Deeyah Khan

2023 Mention d’honneur

Norvège / États-Unis

L’histoire de Deeyah

Dans une petite chambre de motel, la réalisatrice Deeyah Khan est assise devant Jeff Schoep, sa caméra en marche. Il est le chef de la plus grande organisation néonazie d’Amérique. Elle est une femme musulmane qui a été confrontée au racisme et à la misogynie toute sa vie, et pourtant, c’est elle qui a pris l’initiative de cette rencontre. Il a accepté de lui parler, mais seulement une heure. Mme Khan et M. Schoep ont finalement discuté pendant cinq heures. À un moment donné, elle lui montre une photo d’elle, alors qu’elle avait six ans, lors d’un rassemblement anti-extrémiste avec son père en Norvège. « Les personnes qui représentent ce que vous représentez ont fait en sorte qu’une enfant de six ans se sente détestée », dit-elle. « Comment vous sentez-vous face à cela? » Pendant un moment, M. Schoep ne parle pas. Il finit par dire : « Mal à l’aise ». Deux ans plus tard, il quitte le mouvement, attribuant à Mme Khan le mérite d’avoir changé sa vie et sa vision du monde. 

Cette scène, tirée du film réalisé par Mme Khan en 2017, White Right: Meeting the Enemy, est l’une des nombreuses conversations difficiles auxquelles Mme Khan s’est livrée dans sa recherche de solutions à la haine et à l’extrémisme. Depuis plus de dix ans, elle réalise des documentaires qui remettent en question les stéréotypes et favorisent la compréhension au-delà des plus grands clivages idéologiques, religieux et raciaux. Elle a reçu de nombreux prix, dont deux Emmy et un BAFTA. 
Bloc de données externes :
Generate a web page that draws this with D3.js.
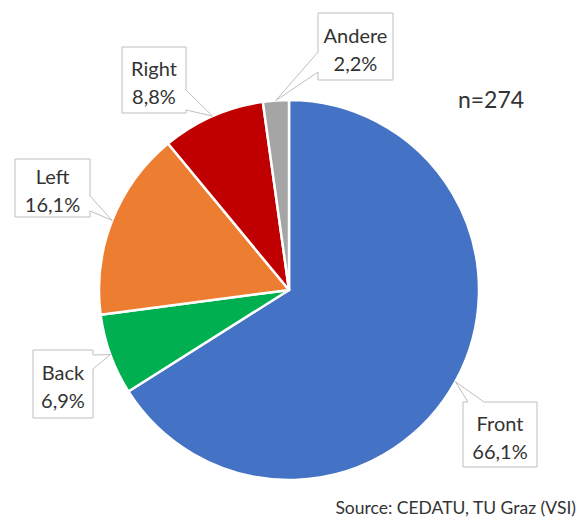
<!DOCTYPE html>
<html>
<head>
<meta charset="utf-8">
<script src="https://cdn.jsdelivr.net/npm/d3@7"></script>
<style>
  html, body { margin: 0; padding: 0; background: #fff; }
  svg { display: block; }
  text { font-family: Lato, "Open Sans", sans-serif; fill: #333; }
</style>
</head>
<body>
<svg id="chart" width="581" height="521"></svg>
<script>
// Crash direction shares (percent)
const categories = ["Front", "Back", "Left", "Right", "Andere"];
const shares = [66.1, 6.9, 16.1, 8.8, 2.2];
const colors = ["#4472C4", "#00B050", "#ED7D31", "#C00000", "#A5A5A5"];
const sampleLabel = "n=274";
const sourceLabel = "Source: CEDATU, TU Graz (VSI)";

const svg = d3.select("#chart");
const cx = 289, cy = 290, radius = 190;

const pie = d3.pie().sort(null).value(d => d.value).startAngle(0).endAngle(2 * Math.PI);
const slices = pie(categories.map((c, i) => ({ name: c, value: shares[i], color: colors[i] })));

const arc = d3.arc().innerRadius(0).outerRadius(radius);
const rim = d3.arc().innerRadius(radius).outerRadius(radius);

const g = svg.append("g").attr("transform", `translate(${cx},${cy})`);
g.selectAll("path.slice")
  .data(slices)
  .join("path")
  .attr("class", "slice")
  .attr("d", arc)
  .attr("fill", d => d.data.color)
  .attr("stroke", "#fff")
  .attr("stroke-width", 2.5)
  .attr("stroke-linejoin", "round");

// Callout boxes: box edges, side carrying the pointer and its span along that side
const callouts = {
  Andere: { x0: 318, y0: 13, x1: 393, y1: 80, side: "left", a0: 52, a1: 72 },
  Right:  { x0: 122, y0: 47, x1: 186, y1: 113, side: "right", a0: 90, a1: 110 },
  Left:   { x0: 15, y0: 159, x1: 90, y1: 217, side: "right", a0: 196, a1: 211 },
  Back:   { x0: 33, y0: 350, x1: 93, y1: 418, side: "right", a0: 355, a1: 369 },
  Front:  { x0: 463, y0: 402, x1: 537, y1: 467, side: "top", a0: 468, a1: 484 }
};

function calloutPath(b, tip) {
  const p = d3.path();
  const { x0, y0, x1, y1, side, a0, a1 } = b;
  p.moveTo(x0, y0);
  if (side === "top") { p.lineTo(a0, y0); p.lineTo(tip[0], tip[1]); p.lineTo(a1, y0); }
  p.lineTo(x1, y0);
  if (side === "right") { p.lineTo(x1, a0); p.lineTo(tip[0], tip[1]); p.lineTo(x1, a1); }
  p.lineTo(x1, y1);
  if (side === "bottom") { p.lineTo(a1, y1); p.lineTo(tip[0], tip[1]); p.lineTo(a0, y1); }
  p.lineTo(x0, y1);
  if (side === "left") { p.lineTo(x0, a1); p.lineTo(tip[0], tip[1]); p.lineTo(x0, a0); }
  p.closePath();
  return p.toString();
}

const fmt = v => d3.format(".1f")(v).replace(".", ",") + "%";

const labels = svg.append("g");
slices.forEach(s => {
  const b = callouts[s.data.name];
  const c = rim.centroid(s);
  const tip = [cx + c[0], cy + c[1]];
  labels.append("path")
    .attr("d", calloutPath(b, tip))
    .attr("fill", "#fff")
    .attr("stroke", "#bfbfbf")
    .attr("stroke-width", 1);
  const mx = (b.x0 + b.x1) / 2, my = (b.y0 + b.y1) / 2;
  const t = labels.append("text")
    .attr("text-anchor", "middle")
    .attr("font-size", 20);
  t.append("tspan").attr("x", mx).attr("y", my - 4).text(s.data.name);
  t.append("tspan").attr("x", mx).attr("y", my + 24).text(fmt(s.data.value));
});

svg.append("text")
  .attr("x", 491).attr("y", 108)
  .attr("text-anchor", "middle")
  .attr("font-size", 23)
  .text(sampleLabel);

svg.append("text")
  .attr("x", 576).attr("y", 514)
  .attr("text-anchor", "end")
  .attr("font-size", 17.5)
  .text(sourceLabel);
</script>
</body>
</html>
Avec la montée de la désinformation et des théories du complot en ligne, de nombreuses sociétés connaissent une polarisation, une fragmentation et une ascension du populisme qui sont renforcées par les chambres d’écho en ligne. Il est essentiel de trouver des moyens de dépasser ces clivages et d’exprimer un désaccord respectueux tout en étant capables de travailler ensemble pour résoudre les problèmes. Lorsque nous échouons à le faire, le pluralisme s’effondre violemment. 

Par le biais de sept documentaires et de Fuuse, une société de production qu’elle a fondée en 2010, Mme Khan s’est penchée sur de nombreuses menaces inquiétantes pour le pluralisme. Elle a facilité des dialogues avec des djihadistes, des membres de milices armées, des terroristes américains, des suprémacistes blancs, des militants contre l’avortement et des auteurs de violence conjugale et même des meurtriers. Outre son immense courage, son approche consiste à écouter avec une curiosité et une empathie inébranlables afin de déceler l’humanité derrière les discours haineux et de trouver un terrain d’entente.  
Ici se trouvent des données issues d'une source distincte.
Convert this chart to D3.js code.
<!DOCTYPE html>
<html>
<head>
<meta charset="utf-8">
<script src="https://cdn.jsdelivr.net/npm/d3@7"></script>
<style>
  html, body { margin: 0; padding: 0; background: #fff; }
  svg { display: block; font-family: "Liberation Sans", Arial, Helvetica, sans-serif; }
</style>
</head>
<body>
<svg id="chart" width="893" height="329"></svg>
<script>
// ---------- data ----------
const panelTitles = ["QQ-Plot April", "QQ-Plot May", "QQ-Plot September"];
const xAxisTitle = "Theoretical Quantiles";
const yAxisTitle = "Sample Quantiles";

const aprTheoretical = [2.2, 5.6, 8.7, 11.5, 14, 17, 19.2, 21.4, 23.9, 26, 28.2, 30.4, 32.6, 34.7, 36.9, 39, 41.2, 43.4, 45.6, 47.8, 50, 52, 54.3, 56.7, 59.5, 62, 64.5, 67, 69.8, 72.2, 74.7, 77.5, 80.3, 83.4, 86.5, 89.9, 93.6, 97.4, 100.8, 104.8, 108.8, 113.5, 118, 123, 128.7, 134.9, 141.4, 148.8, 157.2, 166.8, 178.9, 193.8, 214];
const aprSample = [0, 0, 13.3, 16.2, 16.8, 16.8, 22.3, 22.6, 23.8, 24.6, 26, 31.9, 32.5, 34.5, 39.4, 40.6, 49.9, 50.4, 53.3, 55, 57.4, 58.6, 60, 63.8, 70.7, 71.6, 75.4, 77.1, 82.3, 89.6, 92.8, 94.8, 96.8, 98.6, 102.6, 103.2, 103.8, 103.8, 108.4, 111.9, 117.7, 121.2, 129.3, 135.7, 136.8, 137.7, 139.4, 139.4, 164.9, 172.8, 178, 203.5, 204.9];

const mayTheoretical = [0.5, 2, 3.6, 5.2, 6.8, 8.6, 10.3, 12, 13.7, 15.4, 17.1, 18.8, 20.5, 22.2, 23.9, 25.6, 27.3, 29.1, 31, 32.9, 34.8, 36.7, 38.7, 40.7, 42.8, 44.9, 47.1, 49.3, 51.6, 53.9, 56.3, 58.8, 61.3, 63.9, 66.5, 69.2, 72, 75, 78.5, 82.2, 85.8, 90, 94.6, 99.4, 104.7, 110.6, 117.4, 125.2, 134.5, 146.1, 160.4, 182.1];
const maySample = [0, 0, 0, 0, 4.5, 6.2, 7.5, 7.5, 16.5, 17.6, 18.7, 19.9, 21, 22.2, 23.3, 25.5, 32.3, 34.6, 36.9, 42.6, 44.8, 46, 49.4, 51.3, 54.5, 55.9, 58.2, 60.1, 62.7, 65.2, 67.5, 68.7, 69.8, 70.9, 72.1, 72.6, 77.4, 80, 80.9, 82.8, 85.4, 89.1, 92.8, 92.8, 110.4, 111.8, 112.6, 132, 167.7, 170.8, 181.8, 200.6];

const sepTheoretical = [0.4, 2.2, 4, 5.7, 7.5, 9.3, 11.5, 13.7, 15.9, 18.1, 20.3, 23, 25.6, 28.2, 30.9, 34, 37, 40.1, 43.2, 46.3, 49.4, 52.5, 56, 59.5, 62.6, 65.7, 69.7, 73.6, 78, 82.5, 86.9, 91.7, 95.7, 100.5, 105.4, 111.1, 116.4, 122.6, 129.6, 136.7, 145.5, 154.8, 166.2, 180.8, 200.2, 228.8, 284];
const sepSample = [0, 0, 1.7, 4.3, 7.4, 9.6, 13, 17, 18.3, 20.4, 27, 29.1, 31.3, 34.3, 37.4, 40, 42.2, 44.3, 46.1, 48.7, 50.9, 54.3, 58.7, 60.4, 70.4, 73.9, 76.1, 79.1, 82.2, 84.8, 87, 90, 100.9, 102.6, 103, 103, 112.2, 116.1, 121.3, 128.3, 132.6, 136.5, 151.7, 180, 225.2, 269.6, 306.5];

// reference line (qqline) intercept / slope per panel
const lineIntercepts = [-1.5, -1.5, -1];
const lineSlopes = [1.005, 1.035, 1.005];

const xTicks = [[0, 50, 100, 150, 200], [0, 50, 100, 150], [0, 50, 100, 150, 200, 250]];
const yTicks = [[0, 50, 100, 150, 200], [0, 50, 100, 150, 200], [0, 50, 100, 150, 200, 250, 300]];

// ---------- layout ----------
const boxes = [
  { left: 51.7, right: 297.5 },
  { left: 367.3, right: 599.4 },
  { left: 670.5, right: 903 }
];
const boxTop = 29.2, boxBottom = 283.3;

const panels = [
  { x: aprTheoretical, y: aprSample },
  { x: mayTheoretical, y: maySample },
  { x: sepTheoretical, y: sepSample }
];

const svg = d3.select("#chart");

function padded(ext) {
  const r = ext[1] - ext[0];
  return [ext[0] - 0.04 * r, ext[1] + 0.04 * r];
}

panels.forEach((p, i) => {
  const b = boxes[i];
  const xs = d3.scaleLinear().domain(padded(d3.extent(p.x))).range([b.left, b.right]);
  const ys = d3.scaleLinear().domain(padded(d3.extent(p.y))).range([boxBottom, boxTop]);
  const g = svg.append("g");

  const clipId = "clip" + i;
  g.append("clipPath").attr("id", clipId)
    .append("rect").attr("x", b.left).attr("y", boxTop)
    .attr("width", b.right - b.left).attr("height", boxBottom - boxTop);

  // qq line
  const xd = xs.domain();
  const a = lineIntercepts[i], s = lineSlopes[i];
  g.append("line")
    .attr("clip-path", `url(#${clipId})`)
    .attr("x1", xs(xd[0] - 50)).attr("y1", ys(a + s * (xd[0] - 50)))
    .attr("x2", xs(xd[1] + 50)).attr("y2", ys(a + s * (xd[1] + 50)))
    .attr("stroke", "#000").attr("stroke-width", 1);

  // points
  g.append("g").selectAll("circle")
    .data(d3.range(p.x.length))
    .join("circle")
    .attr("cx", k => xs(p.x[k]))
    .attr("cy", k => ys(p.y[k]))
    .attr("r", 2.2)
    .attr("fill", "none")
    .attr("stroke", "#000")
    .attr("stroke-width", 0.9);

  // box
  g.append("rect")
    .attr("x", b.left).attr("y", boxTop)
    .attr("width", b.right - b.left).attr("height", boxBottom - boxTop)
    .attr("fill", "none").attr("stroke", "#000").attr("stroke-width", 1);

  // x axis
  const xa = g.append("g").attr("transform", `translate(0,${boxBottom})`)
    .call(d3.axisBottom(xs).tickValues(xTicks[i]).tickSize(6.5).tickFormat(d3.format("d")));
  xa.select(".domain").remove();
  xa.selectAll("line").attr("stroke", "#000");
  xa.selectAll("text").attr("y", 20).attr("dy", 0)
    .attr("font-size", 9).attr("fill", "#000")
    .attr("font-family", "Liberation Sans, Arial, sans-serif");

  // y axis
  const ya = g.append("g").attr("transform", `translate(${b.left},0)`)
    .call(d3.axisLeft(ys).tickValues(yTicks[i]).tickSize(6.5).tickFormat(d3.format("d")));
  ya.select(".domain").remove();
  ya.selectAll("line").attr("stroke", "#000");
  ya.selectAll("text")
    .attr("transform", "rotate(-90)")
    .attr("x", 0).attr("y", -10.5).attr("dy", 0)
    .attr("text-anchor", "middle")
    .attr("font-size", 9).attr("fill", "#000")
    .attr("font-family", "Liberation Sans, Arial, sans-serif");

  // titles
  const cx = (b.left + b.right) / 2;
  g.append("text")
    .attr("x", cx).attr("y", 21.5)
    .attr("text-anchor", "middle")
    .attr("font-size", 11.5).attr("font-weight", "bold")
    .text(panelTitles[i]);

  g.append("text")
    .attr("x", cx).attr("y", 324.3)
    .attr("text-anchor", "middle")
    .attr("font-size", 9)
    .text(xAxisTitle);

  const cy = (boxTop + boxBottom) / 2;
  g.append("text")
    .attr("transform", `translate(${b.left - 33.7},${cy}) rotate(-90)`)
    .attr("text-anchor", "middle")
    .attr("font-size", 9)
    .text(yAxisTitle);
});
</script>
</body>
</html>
Dans un contexte d’extrémisme et de radicalisation, Mme Khan propose des solutions innovantes pour vivre ensemble pacifiquement. Ses films ont transformé d’innombrables personnes, qu’il s’agisse d’individus comme Jeff Schoep ou des dizaines de millions de personnes qui ont vu ses films à travers le monde. En s’efforçant d’entendre et de comprendre toutes les voix, y compris celles avec lesquelles elle n’est pas d’accord, Mme Khan démontre le pouvoir de la compassion et d’un dialogue respectueux pour surmonter les préjugés.